**OBJECTIVE:**
Print exactly the lines from the first one down to the line that contains "570, 460, 560]", both included, and skip the pictures.

**TASK INPUTS:**
******

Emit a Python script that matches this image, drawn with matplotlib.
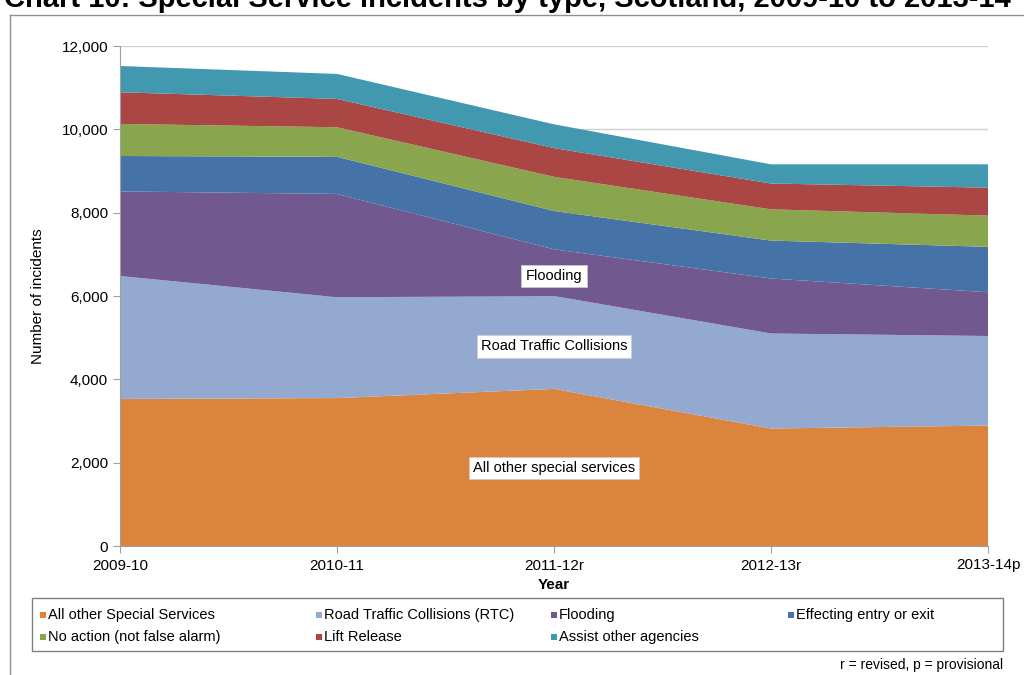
import matplotlib
matplotlib.use("Agg")
import matplotlib.pyplot as plt
from matplotlib.patches import Rectangle
from matplotlib.lines import Line2D
from matplotlib.ticker import FuncFormatter

plt.rcParams['font.family'] = ['Liberation Sans', 'DejaVu Sans']

years = ["2009-10", "2010-11", "2011-12r", "2012-13r", "2013-14p"]

# incidents per type
all_other = [3530, 3550, 3770, 2820, 2890]
rtc       = [2950, 2420, 2230, 2280, 2150]
flooding  = [2030, 2480, 1120, 1320, 1050]
effecting = [850, 890, 920, 910, 1090]
no_action = [770, 710, 820, 750, 750]
lift      = [760, 680, 690, 620, 670]
assist    = [630, 600, 570, 460, 560]

series = [all_other, rtc, flooding, effecting, no_action, lift, assist]
names = ["All other Special Services", "Road Traffic Collisions (RTC)", "Flooding",
         "Effecting entry or exit", "No action (not false alarm)", "Lift Release",
         "Assist other agencies"]
colors = ["#DB843D", "#93A9CF", "#71588F", "#4572A7", "#89A54E", "#AA4643", "#4198AF"]

W, H = 1024, 675
fig = plt.figure(figsize=(W/100, H/100), dpi=100)
ax = fig.add_axes([120/W, 1-546/H, 868/W, 500/H])

x = list(range(len(years)))
ax.stackplot(x, *series, colors=colors, linewidth=0, zorder=2)

ax.set_xlim(0, len(years)-1)
ax.set_ylim(0, 12000)
ax.set_yticks(range(0, 12001, 2000))
ax.yaxis.set_major_formatter(FuncFormatter(lambda v, p: f"{int(v):,}"))
ax.set_xticks(x)
ax.set_xticklabels(years)
ax.grid(axis='y', color='#d0d0d0', linewidth=1, zorder=0)
ax.set_axisbelow(True)
for s in ['top', 'right']:
    ax.spines[s].set_visible(False)
for s in ['left', 'bottom']:
    ax.spines[s].set_color('#a0a0a0')
ax.tick_params(axis='both', colors='#a0a0a0', labelcolor='black', labelsize=11, length=5)
ax.tick_params(axis='x', pad=4)
ax.set_ylabel("Number of incidents", fontsize=11, labelpad=12)
ax.set_xlabel("Year", fontsize=11, fontweight='bold', labelpad=4)

# in-chart labels
box = dict(facecolor='white', edgecolor='#cccccc', linewidth=0.5, pad=3)
ax.text(2, 6480, "Flooding", ha='center', va='center', fontsize=10.5, bbox=box, zorder=5)
ax.text(2.0, 4790, "Road Traffic Collisions", ha='center', va='center', fontsize=10.5, bbox=box, zorder=5)
ax.text(2.0, 1870, "All other special services", ha='center', va='center', fontsize=10.5, bbox=box, zorder=5)

# title (cut at the top of the image, as in the source)
fig.text(4/W, 1-7/H, "Chart 10: Special Service incidents by type, Scotland, 2009-10 to 2013-14",
         fontsize=21, fontweight='bold', va='baseline', ha='left')

# outer frame
fig.add_artist(Line2D([10/W, 10/W], [0, 1-15/H], color='#909090', linewidth=1))
fig.add_artist(Line2D([10/W, 1], [1-15/H, 1-15/H], color='#909090', linewidth=1))

# legend box, drawn by hand to get Excel-style equal columns
fig.add_artist(Rectangle((32/W, 1-651/H), (1003-32)/W, (651-598)/H, transform=fig.transFigure,
                         facecolor='white', edgecolor='#808080', linewidth=1))
col_x = [40, 316, 551, 788]
row_y = [615, 637]
for i, (nm, c) in enumerate(zip(names, colors)):
    r, k = divmod(i, 4)
    px, py = col_x[k], row_y[r]
    fig.add_artist(Rectangle((px/W, 1-(py+3)/H), 6/W, 6/H, transform=fig.transFigure,
                             facecolor=c, edgecolor='none'))
    fig.text((px+8)/W, 1-py/H, nm, fontsize=10.5, va='center', ha='left')

fig.text(1003/W, 1-665/H, "r = revised, p = provisional", fontsize=10, ha='right', va='center')

fig.savefig("out.png", dpi=100)
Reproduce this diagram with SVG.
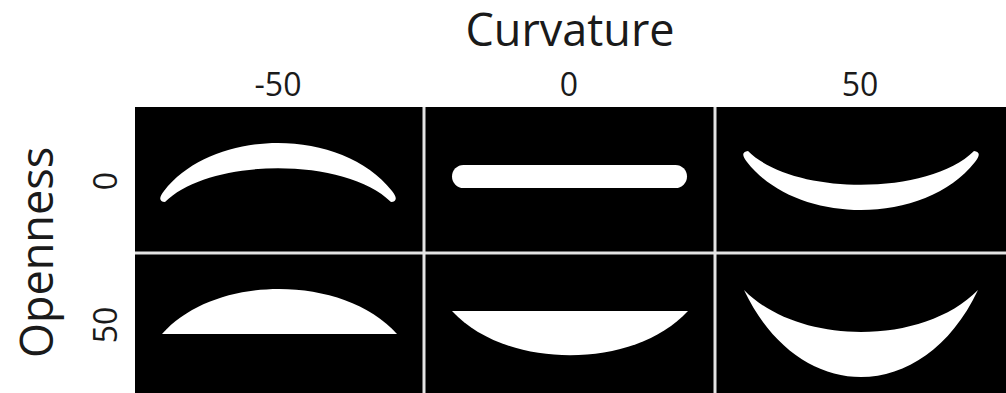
<svg xmlns="http://www.w3.org/2000/svg" width="1006" height="393" viewBox="0 0 1006 393">
<style>
.t{font-family:"Open Sans","Liberation Sans",sans-serif;fill:#1a1a1a}
.big{font-size:45px}
.tick{font-size:32px}
.shape{fill:#ffffff}
.sep{stroke:#e4e4e4;stroke-width:3}
</style>
<rect x="0" y="0" width="1006" height="393" fill="#ffffff"/>
<g id="title-curvature"><text class="t big" x="570" y="46" text-anchor="middle">Curvature</text></g>
<g id="title-openness"><text class="t big" transform="translate(53,252.5) rotate(-90)" text-anchor="middle">Openness</text></g>
<g id="col-labels">
<text class="t tick" x="278" y="96" text-anchor="middle">-50</text>
<text class="t tick" x="569" y="96" text-anchor="middle">0</text>
<text class="t tick" x="860" y="96" text-anchor="middle">50</text>
</g>
<g id="row-labels">
<text class="t tick" transform="translate(117,181) rotate(-90)" text-anchor="middle">0</text>
<text class="t tick" transform="translate(117,325) rotate(-90)" text-anchor="middle">50</text>
</g>
<g id="grid">
<rect x="135" y="107" width="871" height="286" fill="#000000"/>
<line class="sep" x1="424" y1="107" x2="424" y2="393"/>
<line class="sep" x1="715" y1="107" x2="715" y2="393"/>
<line class="sep" x1="135" y1="253" x2="1006" y2="253"/>
</g>
<g id="c-50-o0"><path class="shape" d="M164,191 C214,127 342,127 392,191 Q400,201 391,202 C346,157 210,157 165,202 Q156,201 164,191 Z"/></g>
<g id="c0-o0"><rect class="shape" x="452" y="165" width="235" height="23" rx="11.5"/></g>
<g id="c50-o0"><path class="shape" transform="translate(583,353) scale(1,-1)" d="M164,191 C214,127 342,127 392,191 Q400,201 391,202 C346,157 210,157 165,202 Q156,201 164,191 Z"/></g>
<g id="c-50-o50"><path class="shape" d="M162,334 C215,274 343,274 397,334 Z"/></g>
<g id="c0-o50"><path class="shape" d="M452,311 L688,311 C634,370 506,370 452,311 Z"/></g>
<g id="c50-o50"><path class="shape" d="M744,290 C799,406 923,406 978,290 C923,346 799,346 744,290 Z"/></g>
</svg>
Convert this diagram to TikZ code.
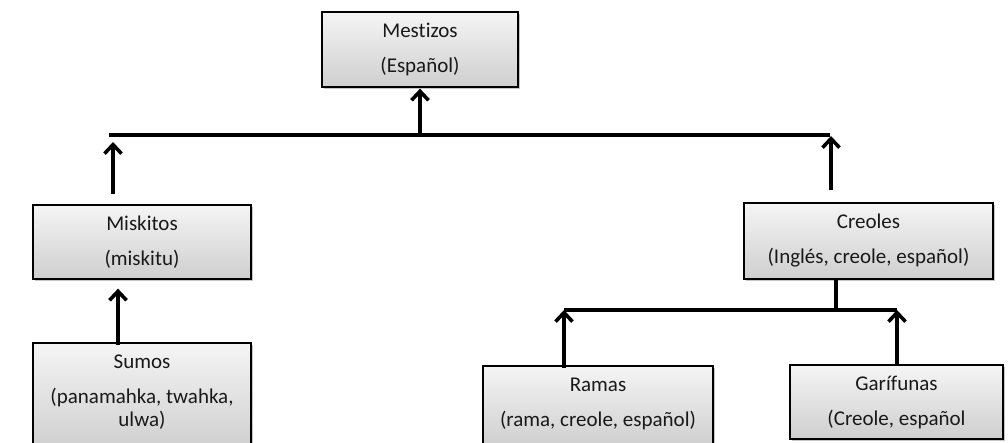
\documentclass[tikz,border=0pt]{standalone}
\usepackage{fontspec}
\setmainfont[Ligatures={NoCommon}]{Carlito}
\usetikzlibrary{arrows.meta,shadows}
\newcommand{\bxt}[4]{\parbox[c][#2][t]{#1}{\centering\rule{0pt}{25pt}#3\\[14pt]#4}}
\tikzset{
  gbox/.style={draw=black, line width=1.3pt, inner sep=0pt, top color=gray!8, bottom color=gray!38,
    drop shadow={opacity=0.45, shadow xshift=2pt, shadow yshift=-2pt},
    font=\fontsize{21}{21}\selectfont, text=black!90},
  conn/.style={line width=3.8pt, draw=black},
  arr/.style={conn, -{Straight Barb[length=9pt,width=17pt,line width=3.6pt]}}
}
\begin{document}
\begin{tikzpicture}[x=1pt,y=-1pt]
\clip (0,0) rectangle (1008,442);
\fill[white] (0,0) rectangle (1008,442);
% boxes
\node[gbox] (mest) at (420,49.5) {\bxt{196pt}{75pt}{Mestizos}{(Español)}};
\node[gbox] (misk) at (142,242) {\bxt{218pt}{74pt}{Miskitos}{(miskitu)}};
\node[gbox] (sumo) at (142,396.5) {\bxt{218pt}{107pt}{Sumos}{(panamahka, twahka,\\[2pt]ulwa)}};
\node[gbox] (creo) at (868.5,241) {\bxt{249pt}{76pt}{Creoles}{(Inglés, creole, español)}};
\node[gbox] (rama) at (598,406) {\bxt{230pt}{80pt}{Ramas}{(rama, creole, español)}};
\node[gbox] (gari) at (896.5,402) {\bxt{213pt}{74pt}{Garífunas}{(Creole, español}};
% top bar
\coordinate (tl) at (109,135);
\coordinate (tr) at (830,135);
\coordinate (tm) at (420,135);
\draw[conn] (tl) -- (tr);
\draw[arr] (tm) -- ([yshift=-1pt]mest.south);
\coordinate (la) at (113,194);
\coordinate (lt) at (113,142);
\coordinate (ra) at (831,190);
\coordinate (rt) at (831,136);
\draw[arr] (la) -- (lt);
\draw[arr] (ra) -- (rt);
% sumos to miskitos
\draw[arr] ([yshift=-3pt]sumo.north -| 118,0) -- ([yshift=-9pt]misk.south -| 118,0);
% creoles bar
\coordinate (cb) at (836,310);
\coordinate (bl) at (564,310);
\coordinate (br) at (897,310);
\draw[conn] (creo.south -| cb) -- (cb);
\draw[conn] (bl) -- (br);
\draw[arr] ([yshift=-3pt]rama.north -| bl) -- (bl);
\draw[arr] ([yshift=-2pt]gari.north -| br) -- (br);
\end{tikzpicture}
\end{document}
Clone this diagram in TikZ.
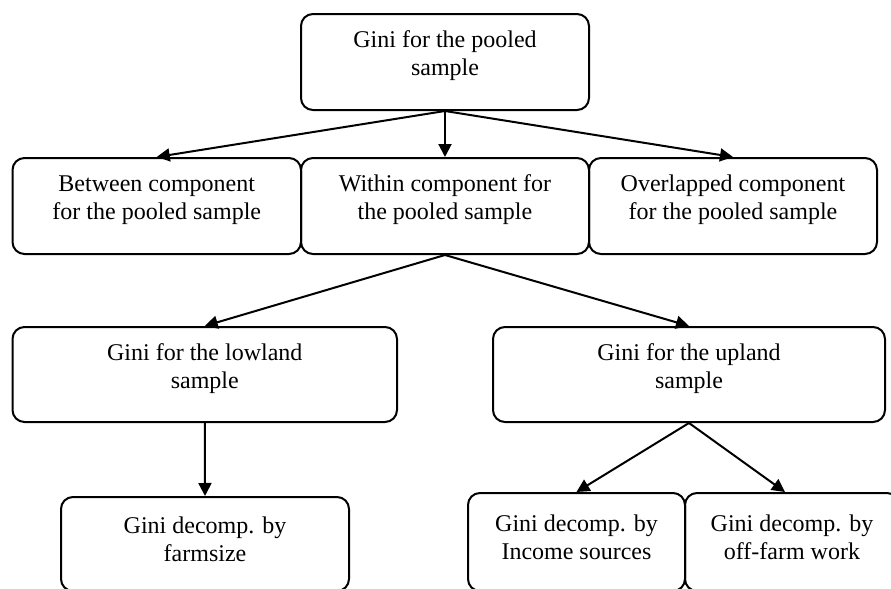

******

**RIGHT ANSWER:**
Emit a Python script that matches this image, drawn with matplotlib.
import matplotlib
matplotlib.use("Agg")
import matplotlib.pyplot as plt
from matplotlib.patches import Rectangle
from matplotlib.lines import Line2D
from matplotlib.ticker import FuncFormatter

plt.rcParams['font.family'] = ['Liberation Sans', 'DejaVu Sans']

years = ["2009-10", "2010-11", "2011-12r", "2012-13r", "2013-14p"]

# incidents per type
all_other = [3530, 3550, 3770, 2820, 2890]
rtc       = [2950, 2420, 2230, 2280, 2150]
flooding  = [2030, 2480, 1120, 1320, 1050]
effecting = [850, 890, 920, 910, 1090]
no_action = [770, 710, 820, 750, 750]
lift      = [760, 680, 690, 620, 670]
assist    = [630, 600, 570, 460, 560]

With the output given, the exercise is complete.